Dalam bab Harga Sebuah Pilihan, aku juga suka bagian ini, ketika Nung bertanya mengapa Dalukas bisa sejahat itu, memengaruhi teman-temannya bahwa Tuhan tidak ada. Dan Pak Yahid menjawab :
“Itulah pentingnya kita selalu mau saling mengingatkan, saling menasehati, Nung. Sekali kita merasa paling benar, lantas menuduh orang lain bodoh, maka perlahan kita bisa berada di titik yang sangat berlebihan. Kita mulai memaksakan kehendak, mulai melakukan kekerasan. Itulah yang terjadi pada Dulikas dan Bapak awal-awalnya. Buku-buku yang kita baca, orang-orang yang kita dengarkan, perkumpulan yang kita ikuti, akan membentuk perangai kita hingga tega melakukan apapun.”

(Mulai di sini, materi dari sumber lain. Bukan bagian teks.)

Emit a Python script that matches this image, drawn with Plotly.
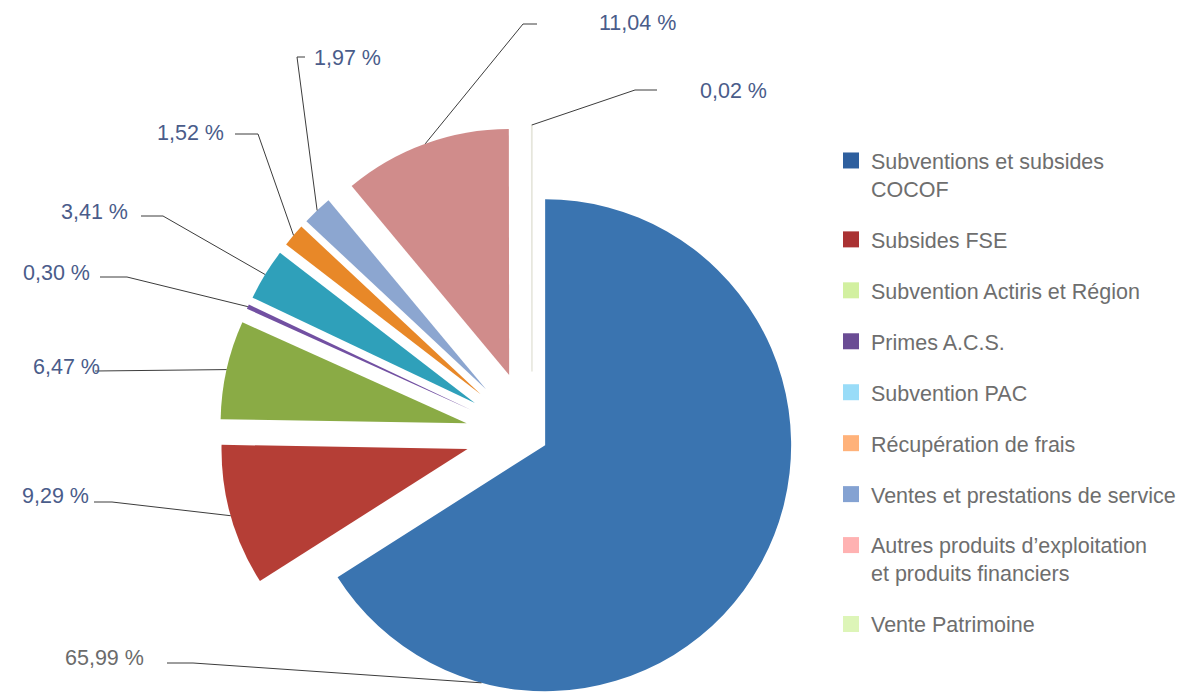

Kisah menakjubkan selanjutnya dari Nung dan teman-temannya adalah ketika mendapatkan tugas matematika tentang pentingnya angka. Nung memilih permasalahan menganai data panen beras yang buruk serta bagaimana dampak untuk kedepannya. Dalam menjelaskan alasannya, Nung berkata “ Angka bisa digunakan untuk menghitung secara tepat berapa hasil panen padi seluruh kampung tahun ini. Angka juga bisa digunakan untuk menghitung secara tepat berapa jumlah kebutuhan penduduk kampung setahun kedepan hingga panen berikutnya. Setelah dua angka ini diperoleh, kemudian dibandingkan, kita bisa mengetahui secara persis seberapa serius kekurangan beras setahun kedepan. Angka-angka ini akan menujukkannya.”. Karena usulan inilah Pak Zen meberikan tugas bagi seluruh murid kelas enam untuk mendata seluruh persediaan beras yang dimiliki warga kampung.

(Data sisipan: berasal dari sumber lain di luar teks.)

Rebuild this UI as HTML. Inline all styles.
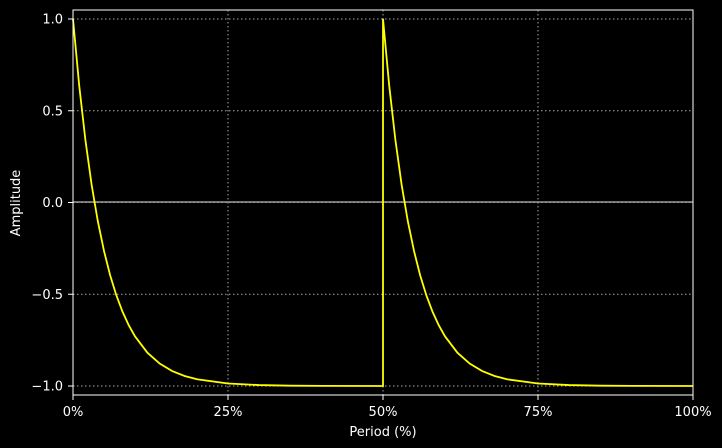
<!DOCTYPE html>
<html><head><meta charset="utf-8"><style>
html,body{margin:0;padding:0;background:#000;}
svg{display:block;font-family:"DejaVu Sans","Liberation Sans",sans-serif;}
</style></head><body>
<svg id="chart" width="722" height="448">
<rect width="722" height="448" fill="#000"/>
<g id="grid"></g>
<line x1="73" x2="693" y1="202" y2="202" stroke="#999" stroke-width="1.5"/>
<path id="series" fill="none" stroke="#ffff00" stroke-width="1.8"/>
<rect x="73" y="10" width="620" height="385" fill="none" stroke="#fff" stroke-width="1"/>
<g id="ticks"></g>
<text x="383" y="436" fill="#fff" font-size="13" text-anchor="middle">Period (%)</text>
<text x="20" y="203" fill="#fff" font-size="13" text-anchor="middle" transform="rotate(-90 20 203)">Amplitude</text>
</svg>
<script>
const xTicks = [0, 25, 50, 75, 100];
const xTickLabels = ["0%", "25%", "50%", "75%", "100%"];
const yTicks = [1, 0.5, 0, -0.5, -1];
const yTickLabels = ["1.0", "0.5", "0.0", "\u22120.5", "\u22121.0"];
const periodX = [0,1,2,3,4,5,6,7,8,9,10,12,14,16,18,20,25,30,35,40,50,
                 50,51,52,53,54,55,56,57,58,59,60,62,64,66,68,70,75,80,85,90,100];
const amplitude = [1.0,0.6375,0.3406,0.0976,-0.1013,-0.2642,-0.3976,-0.5068,-0.5962,-0.6694,-0.7293,-0.8186,-0.8784,-0.9185,-0.9454,-0.9634,-0.9865,-0.995,-0.9982,-0.9993,-0.9999,
                   1.0,0.6375,0.3406,0.0976,-0.1013,-0.2642,-0.3976,-0.5068,-0.5962,-0.6694,-0.7293,-0.8186,-0.8784,-0.9185,-0.9454,-0.9634,-0.9865,-0.995,-0.9982,-0.9993,-0.9999];

const NS = "http://www.w3.org/2000/svg";
const xS = v => 73 + (v / 100) * 620;
const yS = v => 202.5 - v * 183.5;
const grid = document.getElementById('grid');
const ticks = document.getElementById('ticks');

xTicks.forEach((t, i) => {
  const g = document.createElementNS(NS, 'line');
  g.setAttribute('x1', xS(t)); g.setAttribute('x2', xS(t));
  g.setAttribute('y1', 10); g.setAttribute('y2', 395);
  g.setAttribute('stroke', '#aaa'); g.setAttribute('stroke-dasharray', '1.5,2.5');
  
  
  grid.appendChild(g);
  const tk = document.createElementNS(NS, 'line');
  tk.setAttribute('x1', xS(t)); tk.setAttribute('x2', xS(t));
  tk.setAttribute('y1', 395); tk.setAttribute('y2', 400);
  tk.setAttribute('stroke', '#fff');
  
  
  ticks.appendChild(tk);
  const tx = document.createElementNS(NS, 'text');
  tx.setAttribute('x', xS(t)); tx.setAttribute('y', 416);
  tx.setAttribute('fill', '#fff'); tx.setAttribute('font-size', '13');
  tx.setAttribute('text-anchor', 'middle');
  tx.textContent = xTickLabels[i];
  
  
  ticks.appendChild(tx);
});
yTicks.forEach((t, i) => {
  const g = document.createElementNS(NS, 'line');
  g.setAttribute('x1', 73); g.setAttribute('x2', 693);
  g.setAttribute('y1', yS(t)); g.setAttribute('y2', yS(t));
  g.setAttribute('stroke', '#aaa'); g.setAttribute('stroke-dasharray', '1.5,2.5');
  
  
  grid.appendChild(g);
  const tk = document.createElementNS(NS, 'line');
  tk.setAttribute('x1', 68); tk.setAttribute('x2', 73);
  tk.setAttribute('y1', yS(t)); tk.setAttribute('y2', yS(t));
  tk.setAttribute('stroke', '#fff');
  
  
  ticks.appendChild(tk);
  const tx = document.createElementNS(NS, 'text');
  tx.setAttribute('x', 63); tx.setAttribute('y', yS(t) + 4.5);
  tx.setAttribute('fill', '#fff'); tx.setAttribute('font-size', '13');
  tx.setAttribute('text-anchor', 'end');
  tx.textContent = yTickLabels[i];
  
  
  ticks.appendChild(tx);
});
let d = '';
periodX.forEach((x, i) => {
  d += (i ? 'L' : 'M') + xS(x).toFixed(2) + ',' + yS(amplitude[i]).toFixed(2);
});
document.getElementById('series').setAttribute('d', d);
</script>
</body></html>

Setelah menghadapi segala kesulitan dalam mendata beras, Nung dan kawan-kawannya berhasil mengumpulkan data itu. Kemudian Pak Zen memutuskan untuk mengolah kelanjutan data ini dan benar, buruknya hasil panen berdampak paceklik. Akhirnya warga kampung melakukan musyawarah untuk menanggulangi paceklik yang akan segera terjadi. Nung yang juga mengikuti rapat kampung, ketika pulang dia masih merasa khawatir dan bapaknya menenangkannya dengan berkata “Selalu ada jalan keluar, Nung, sepanjang kita terus tekun berusaha. Dan lihatlah, malam ini kita berkumpul bersama, memutuskan banyak hal, itu karena ada yang telah tekun berusaha lebih dulu. Itu kau Nung yang memulainya, dengan berkeliling kampung bersama teman-teman terbaik, menghitung jumlah persediaan beras penduduk. Bapak bangga sekali.”

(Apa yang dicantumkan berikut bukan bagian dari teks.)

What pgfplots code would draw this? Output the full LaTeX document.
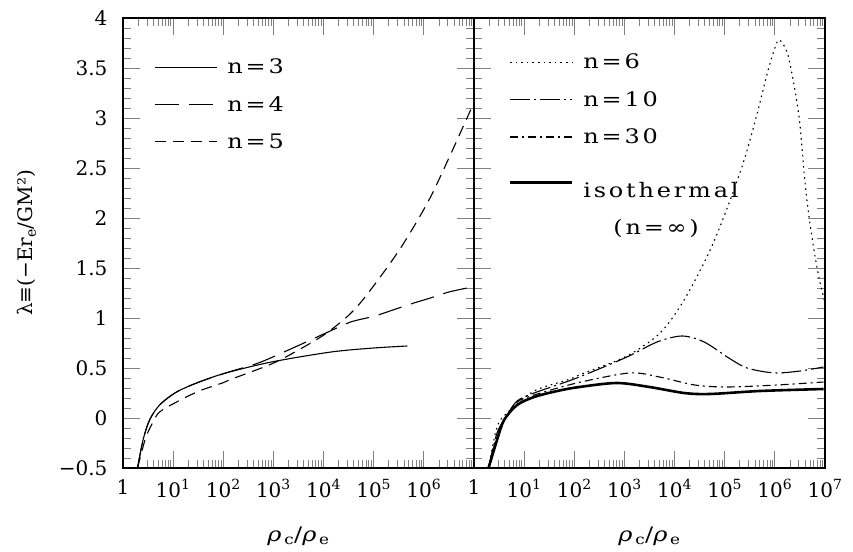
\documentclass[border=0pt]{standalone}
\usepackage{fontspec}
\setmainfont{DejaVu Serif}
\newfontfamily\widefont{DejaVu Serif}[FakeStretch=1.2, LetterSpace=14]
\usepackage{pgfplots}
\pgfplotsset{compat=1.18}

\newcommand{\plotfont}{\fontsize{20}{24}\selectfont}

\tikzset{crv/.style={black, line width=1.1pt, smooth, tension=0.5}}
\pgfplotsset{
  legend image code/.code={\draw[#1] (0pt,0pt) -- (62pt,0pt);},
}

\begin{document}
\begin{tikzpicture}
\begin{axis}[name=L,
  width=351pt, height=450pt, scale only axis,
  xmode=log, xmin=1, xmax=1e7, ymin=-0.5, ymax=4,
  xtick={1,10,100,1000,10000,100000,1000000,10000000},
  minor xtick={2,3,4,5,6,7,8,9,20,30,40,50,60,70,80,90,
    200,300,400,500,600,700,800,900,2000,3000,4000,5000,6000,7000,8000,9000,
    2e4,3e4,4e4,5e4,6e4,7e4,8e4,9e4,2e5,3e5,4e5,5e5,6e5,7e5,8e5,9e5,
    2e6,3e6,4e6,5e6,6e6,7e6,8e6,9e6},
  ytick={-0.5,0,0.5,1,1.5,2,2.5,3,3.5,4},
  minor y tick num=4,
  tick align=inside,
  major tick length=17pt, minor tick length=8pt,
  major tick style={line width=0.9pt},
  minor tick style={line width=0.8pt},
  axis line style={line width=1.3pt},
  tick label style={font=\plotfont},
  xticklabel style={yshift=-8pt},
  yticklabel style={xshift=-12pt},
  xlabel={\textit{ρ}\textsubscript{c}/\textit{ρ}\textsubscript{e}},
  xlabel style={font=\plotfont\widefont, yshift=-22pt},
  legend cell align=left,
  legend style={draw=none, fill=none, font=\plotfont\widefont,
    row sep=17pt, column sep=8pt, at={(0.08,0.918)}, anchor=north west},
  xticklabels={1,10\textsuperscript{1},10\textsuperscript{2},10\textsuperscript{3},10\textsuperscript{4},10\textsuperscript{5},10\textsuperscript{6},{}},
  yticklabels={−0.5,0,0.5,1,1.5,2,2.5,3,3.5,4},
  ylabel={λ≡(−Er\textsubscript{e}/GM²)},
  ylabel style={font=\fontsize{20}{24}\selectfont, yshift=16pt},
]
  % n=3
  \addplot[crv, solid] coordinates {
    (1.95,-0.5) (2.51,-0.22) (3.39,-0.02) (5.37,0.13) (11.7,0.26) (33.1,0.36)
    (112,0.45) (912,0.56) (14130,0.66) (100000,0.70) (467700,0.72)
  };
  \addlegendentry{n=3}
  % n=4
  \addplot[crv, dash pattern=on 24pt off 10pt] coordinates {
    (1.95,-0.5) (2.51,-0.22) (3.39,-0.02) (5.37,0.13) (11.7,0.26) (33.1,0.36)
    (129,0.46) (501,0.55) (1995,0.68) (12300,0.86) (34670,0.96) (104700,1.02)
    (316200,1.10) (631000,1.15) (1.349e6,1.20) (3.162e6,1.26) (9.12e6,1.31)
  };
  \addlegendentry{n=4}
  % n=5
  \addplot[crv, dash pattern=on 11pt off 7pt] coordinates {
    (1.95,-0.5) (2.82,-0.2) (3.98,-0.04) (5.37,0.06) (11.7,0.16) (33.1,0.27)
    (95.5,0.35) (148,0.39) (912,0.54) (3162,0.68) (12300,0.86) (47860,1.12)
    (295100,1.65) (1.175e6,2.15) (3.162e6,2.6) (8.913e6,3.1)
  };
  \addlegendentry{n=5}
\end{axis}

\begin{axis}[name=R, at={(L.south east)}, anchor=south west,
  width=351pt, height=450pt, scale only axis,
  xmode=log, xmin=1, xmax=1e7, ymin=-0.5, ymax=4,
  xtick={1,10,100,1000,10000,100000,1000000,10000000},
  minor xtick={2,3,4,5,6,7,8,9,20,30,40,50,60,70,80,90,
    200,300,400,500,600,700,800,900,2000,3000,4000,5000,6000,7000,8000,9000,
    2e4,3e4,4e4,5e4,6e4,7e4,8e4,9e4,2e5,3e5,4e5,5e5,6e5,7e5,8e5,9e5,
    2e6,3e6,4e6,5e6,6e6,7e6,8e6,9e6},
  ytick={-0.5,0,0.5,1,1.5,2,2.5,3,3.5,4},
  minor y tick num=4,
  tick align=inside,
  major tick length=17pt, minor tick length=8pt,
  major tick style={line width=0.9pt},
  minor tick style={line width=0.8pt},
  axis line style={line width=1.3pt},
  tick label style={font=\plotfont},
  xticklabel style={yshift=-8pt},
  xlabel={\textit{ρ}\textsubscript{c}/\textit{ρ}\textsubscript{e}},
  xlabel style={font=\plotfont\widefont, yshift=-22pt},
  legend cell align=left,
  legend style={draw=none, fill=none, font=\plotfont\widefont,
    row sep=17pt, column sep=8pt, at={(0.09,0.929)}, anchor=north west},
  xticklabels={1,10\textsuperscript{1},10\textsuperscript{2},10\textsuperscript{3},10\textsuperscript{4},10\textsuperscript{5},10\textsuperscript{6},10\textsuperscript{7}},
  yticklabels={},
]
  % n=6
  \addplot[crv, dash pattern=on 1.6pt off 4pt] coordinates {
    (1.95,-0.5) (2.88,-0.09) (4.57,0.05) (15.8,0.27) (72.4,0.38) (158,0.45)
    (1122,0.62) (5129,0.85) (15490,1.18) (51290,1.68) (128800,2.18) (251200,2.6)
    (446700,3.05) (707900,3.45) (1e6,3.7) (1.23e6,3.78) (1.778e6,3.65)
    (2.455e6,3.31) (3.09e6,2.98) (3.548e6,2.65) (4.074e6,2.31) (4.898e6,1.98)
    (6.166e6,1.65) (7.762e6,1.38) (1e7,1.15)
  };
  \addlegendentry{n=6}
  % n=10
  \addplot[crv, dash pattern=on 20pt off 4pt on 2pt off 4pt] coordinates {
    (1.95,-0.5) (2.88,-0.15) (4.57,0.03) (7.24,0.17) (15.8,0.25) (112,0.40)
    (1122,0.61) (4467,0.76) (14130,0.82) (38900,0.76) (112200,0.61)
    (245500,0.51) (501200,0.47) (1.122e6,0.45) (3.162e6,0.47) (9.33e6,0.51)
  };
  \addlegendentry{n=10}
  % n=30
  \addplot[crv, dash pattern=on 8pt off 4pt on 2pt off 4pt] coordinates {
    (1.95,-0.5) (2.88,-0.18) (4.27,0.0) (7.24,0.16) (15.8,0.23) (112,0.35)
    (1259,0.45) (5012,0.41) (25120,0.33) (112200,0.31) (1.096e6,0.33)
    (9.33e6,0.36)
  };
  \addlegendentry{n=30}
  % isothermal
  \addplot[crv, line width=2.6pt] coordinates {
    (1.95,-0.5) (2.88,-0.22) (3.98,-0.02) (7.24,0.13) (15.8,0.21) (45.7,0.27)
    (126,0.31) (708,0.35) (3162,0.31) (15490,0.25) (50120,0.24)
    (501200,0.27) (9.33e6,0.29)
  };
  \addlegendentry{\rule{0pt}{31pt}isothermal}
  \addlegendimage{empty legend}
  \addlegendentry{\hspace{30pt}(n=∞)}
\end{axis}

\path[use as bounding box] ([xshift=-123pt,yshift=-83pt]L.south west)
  rectangle ([xshift=730pt,yshift=468pt]L.south west);
\end{tikzpicture}
\end{document}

Ada banyak lagi kisah menakjubkan dari Nurmas ini, bacalah bukunya, nikmati alur yang disediakan. Menikmati novel ini membuat kita merasa alam Indonesia ini begitu kaya, dan membuat kita lebih percaya bahwa akhlak baik itu nyata adanya bila lingkungan sekelilingnya menghendaki untuk mendidik anaknya agar berakhlak mulia. Seperti yang dituliskan di bagian sampul buku (yang aku sangat setuju), serial buku ini adalah mahkota dari puluhan karya Tere Liye.